Data listing:
START

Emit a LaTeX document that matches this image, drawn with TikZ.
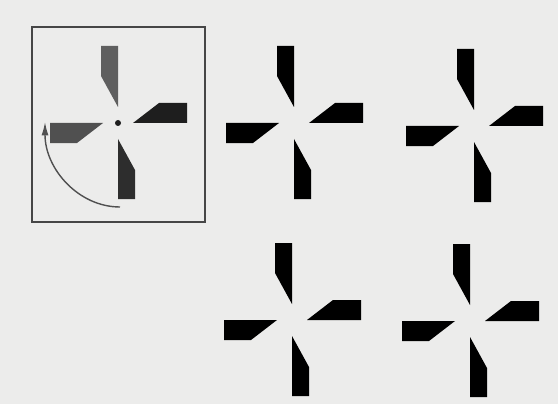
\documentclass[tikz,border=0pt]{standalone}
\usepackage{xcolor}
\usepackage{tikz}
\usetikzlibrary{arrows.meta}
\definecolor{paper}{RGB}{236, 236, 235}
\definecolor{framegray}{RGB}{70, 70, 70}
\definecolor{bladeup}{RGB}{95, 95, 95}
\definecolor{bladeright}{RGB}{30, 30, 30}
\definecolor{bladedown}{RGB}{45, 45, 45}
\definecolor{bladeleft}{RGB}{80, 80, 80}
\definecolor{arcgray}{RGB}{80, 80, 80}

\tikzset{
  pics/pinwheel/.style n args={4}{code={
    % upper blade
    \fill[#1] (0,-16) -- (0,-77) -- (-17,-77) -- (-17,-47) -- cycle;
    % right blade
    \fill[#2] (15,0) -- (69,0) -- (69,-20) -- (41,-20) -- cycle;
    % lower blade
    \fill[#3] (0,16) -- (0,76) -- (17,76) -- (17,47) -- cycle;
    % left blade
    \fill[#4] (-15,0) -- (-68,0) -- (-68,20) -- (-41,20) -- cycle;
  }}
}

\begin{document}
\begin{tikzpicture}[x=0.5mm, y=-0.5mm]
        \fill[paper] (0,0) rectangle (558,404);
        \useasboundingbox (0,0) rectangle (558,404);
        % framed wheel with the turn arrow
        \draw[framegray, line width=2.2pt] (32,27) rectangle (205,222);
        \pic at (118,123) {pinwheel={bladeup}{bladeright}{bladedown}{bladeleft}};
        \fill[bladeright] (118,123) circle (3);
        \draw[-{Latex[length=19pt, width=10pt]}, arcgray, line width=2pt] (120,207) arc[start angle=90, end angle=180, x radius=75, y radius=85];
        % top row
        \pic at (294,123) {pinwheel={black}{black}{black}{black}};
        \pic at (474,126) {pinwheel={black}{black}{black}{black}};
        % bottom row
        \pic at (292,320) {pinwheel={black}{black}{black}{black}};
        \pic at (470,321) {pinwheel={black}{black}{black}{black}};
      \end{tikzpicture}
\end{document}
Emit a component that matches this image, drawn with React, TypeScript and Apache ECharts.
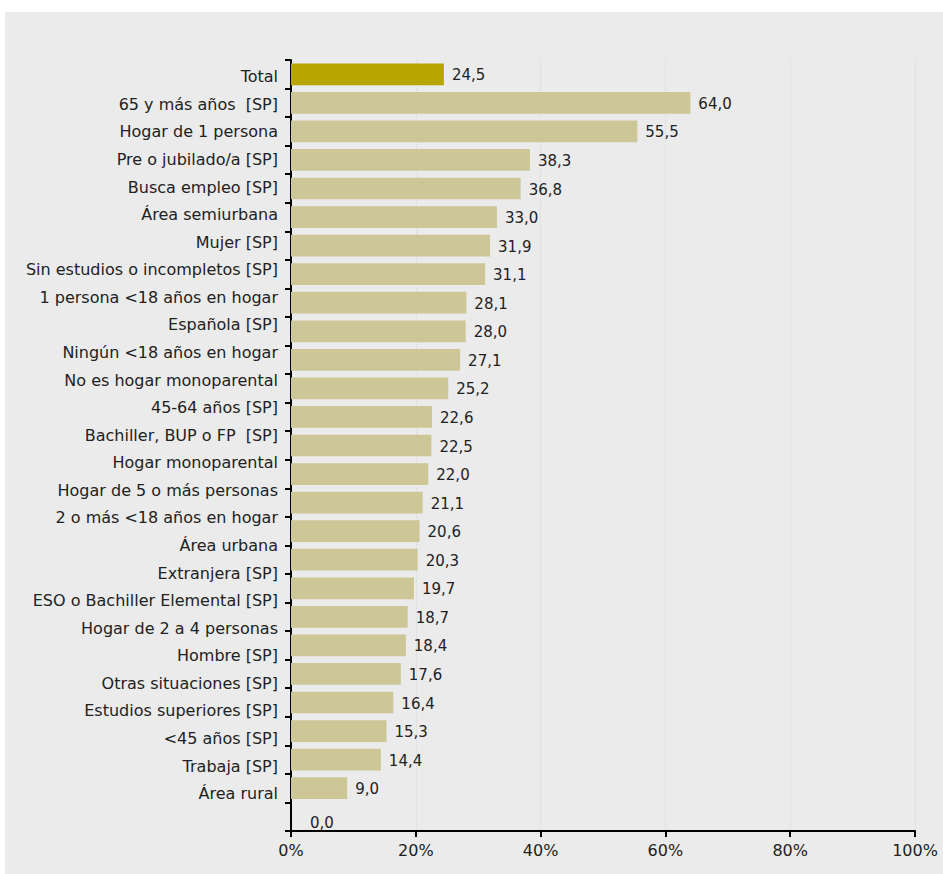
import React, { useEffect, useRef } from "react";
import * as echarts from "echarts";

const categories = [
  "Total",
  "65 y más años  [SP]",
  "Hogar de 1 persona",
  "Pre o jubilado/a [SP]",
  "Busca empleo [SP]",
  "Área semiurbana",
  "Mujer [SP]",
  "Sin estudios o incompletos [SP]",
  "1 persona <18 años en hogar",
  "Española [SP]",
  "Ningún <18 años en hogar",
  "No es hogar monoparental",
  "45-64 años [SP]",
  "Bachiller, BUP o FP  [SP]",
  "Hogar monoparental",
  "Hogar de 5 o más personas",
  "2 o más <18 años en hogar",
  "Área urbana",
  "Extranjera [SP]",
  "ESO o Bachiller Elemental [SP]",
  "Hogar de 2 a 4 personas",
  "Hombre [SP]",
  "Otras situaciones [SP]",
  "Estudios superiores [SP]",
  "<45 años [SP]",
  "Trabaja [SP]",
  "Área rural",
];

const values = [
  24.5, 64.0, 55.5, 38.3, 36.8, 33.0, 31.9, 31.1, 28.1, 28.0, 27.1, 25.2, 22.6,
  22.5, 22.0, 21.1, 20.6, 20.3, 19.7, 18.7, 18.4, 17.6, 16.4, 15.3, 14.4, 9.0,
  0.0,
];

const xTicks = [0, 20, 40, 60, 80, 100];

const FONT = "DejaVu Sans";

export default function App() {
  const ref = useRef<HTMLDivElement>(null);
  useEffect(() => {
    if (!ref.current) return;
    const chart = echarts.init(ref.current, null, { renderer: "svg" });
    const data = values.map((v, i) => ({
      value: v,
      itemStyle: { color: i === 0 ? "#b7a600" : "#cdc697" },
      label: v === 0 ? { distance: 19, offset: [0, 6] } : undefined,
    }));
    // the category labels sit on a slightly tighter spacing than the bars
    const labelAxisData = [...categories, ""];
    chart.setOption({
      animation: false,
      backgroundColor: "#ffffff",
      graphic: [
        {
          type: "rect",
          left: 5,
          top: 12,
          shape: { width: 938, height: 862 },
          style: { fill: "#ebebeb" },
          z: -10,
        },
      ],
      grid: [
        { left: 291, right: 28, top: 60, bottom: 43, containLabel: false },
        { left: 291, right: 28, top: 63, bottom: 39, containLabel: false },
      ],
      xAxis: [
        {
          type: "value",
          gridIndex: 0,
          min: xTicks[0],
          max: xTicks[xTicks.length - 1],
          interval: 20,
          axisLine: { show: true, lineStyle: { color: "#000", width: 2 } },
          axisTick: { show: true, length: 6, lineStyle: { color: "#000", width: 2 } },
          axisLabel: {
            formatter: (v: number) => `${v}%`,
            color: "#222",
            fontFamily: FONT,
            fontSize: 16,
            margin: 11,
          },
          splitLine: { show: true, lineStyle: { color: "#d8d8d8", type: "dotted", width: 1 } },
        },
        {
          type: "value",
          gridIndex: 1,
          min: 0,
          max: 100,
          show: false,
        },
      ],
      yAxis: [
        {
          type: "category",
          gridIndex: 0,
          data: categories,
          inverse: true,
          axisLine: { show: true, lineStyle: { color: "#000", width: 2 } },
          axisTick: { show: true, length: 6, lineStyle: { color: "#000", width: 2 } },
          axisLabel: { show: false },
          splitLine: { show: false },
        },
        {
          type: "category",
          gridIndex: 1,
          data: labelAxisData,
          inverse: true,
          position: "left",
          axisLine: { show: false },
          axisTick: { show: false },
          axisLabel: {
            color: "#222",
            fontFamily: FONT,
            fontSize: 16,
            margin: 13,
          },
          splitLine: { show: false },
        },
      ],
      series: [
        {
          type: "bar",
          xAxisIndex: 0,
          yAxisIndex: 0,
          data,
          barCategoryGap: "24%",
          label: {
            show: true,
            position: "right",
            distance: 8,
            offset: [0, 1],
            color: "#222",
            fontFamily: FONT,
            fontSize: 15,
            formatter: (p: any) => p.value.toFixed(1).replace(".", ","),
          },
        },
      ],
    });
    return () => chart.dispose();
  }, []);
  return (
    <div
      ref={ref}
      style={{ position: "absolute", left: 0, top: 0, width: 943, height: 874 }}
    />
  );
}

END

■ BRIEF ■
Start at the line that contains "Emit a component", stop at the line that contains "import * as", and reproduce each line in that stretch exactly. Pictures are excluded.

■ RIGHT ANSWER ■
Emit a component that matches this image, drawn with React, TypeScript and Apache ECharts.
import React, { useEffect, useRef } from "react";
import * as echarts from "echarts";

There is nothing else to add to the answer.